[FOM] 594: Finite Continuation Theory 13/perfect?

[Harvey Friedman]

We now see what happens when we replace the rationals with the reals = R.

Recall the perfect Proposition A from

http://www.cs.nyu.edu/pipermail/fom/2015-July/018859.html

PROPOSITION A. Every finite subset of Q^k|>n has a maximal nonnegative
continuation, where S_1...n|>n = S_0...n-1|>n.

PROPOSITION A (reals). Every finite subset of R^k|>n has a maximal nonnegative
continuation, where S_1...n|>n = S_0...n-1|>n.

Because of the Upward Skolem Lowenheim theorem, we also see that
Proposition A (reals) is implicitly Pi01, and provably equivalent,
over ZC, to Con(SRP).

However, with Proposition A, the maximal nonnegative continuation can
be taken to be arithmetical, in fact delta-0-2. What can we say of
this kind for Proposition A (reals)? Can we take the maximal
nonnegative continuation to be Borel? I doubt it, but I need to look
further.

THEOREM 1. Proposition A (reals)  is provably equivalent to Con(SRP) over ZC.

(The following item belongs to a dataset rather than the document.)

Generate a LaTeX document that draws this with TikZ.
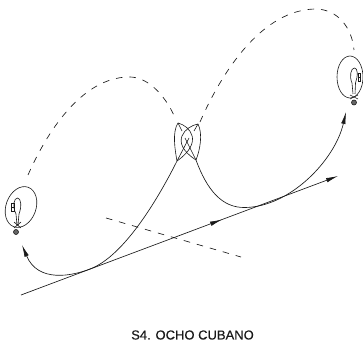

HOWEVER, now let us look at the new finite forms Propositions B,C of
http://www.cs.nyu.edu/pipermail/fom/2015-July/018859.html

PROPOSITION B. Let E be an equivalence relation on Q^k
with finitely many equivalence classes. Every finite subset of Q^k|>n
has a finite E-maximal nonnegative continuation, where S_1...n|>n =
S_0...n-1|>n.

PROPOSITION C. Let E be an order theoretic equivalence relation on Q^k
with finitely many equivalence classes. Every finite subset of Q^k|>n
has a finite E-maximal nonnegative continuation, where S_1...n|>n =
S_0...n-1|>n.

On the reals:

PROPOSITION B (reals). Let E be an equivalence relation on R^k
with finitely many equivalence classes. Every finite subset of R^k|>n
has a finite E-maximal nonnegative continuation, where S_1...n|>n =
S_0...n-1|>n.

PROPOSITION C (reals). Let E be an order theoretic equivalence relation on R^k
with finitely many equivalence classes. Every finite subset of R^k|>n
has a finite E-maximal nonnegative continuation, where S_1...n|>n =
S_0...n-1|>n.

Proposition C (reals) is explicitly Pi02 given the usual decision
procedure for dense linear orderings. With an easy a priori upper
bound on the size of the finite E-maximal nonnegative continuation, it
is put in explicitly Pi01 form. In fact, we can also go pretty
directly from Proposition C to Proposition C (reals) and back.

THEOREM 2. Proposition B (reals) is provably equivalent to Con(SRP)
over Z. Proposition C (reals) is provably equivalent to Con(SRP) over
RCA0.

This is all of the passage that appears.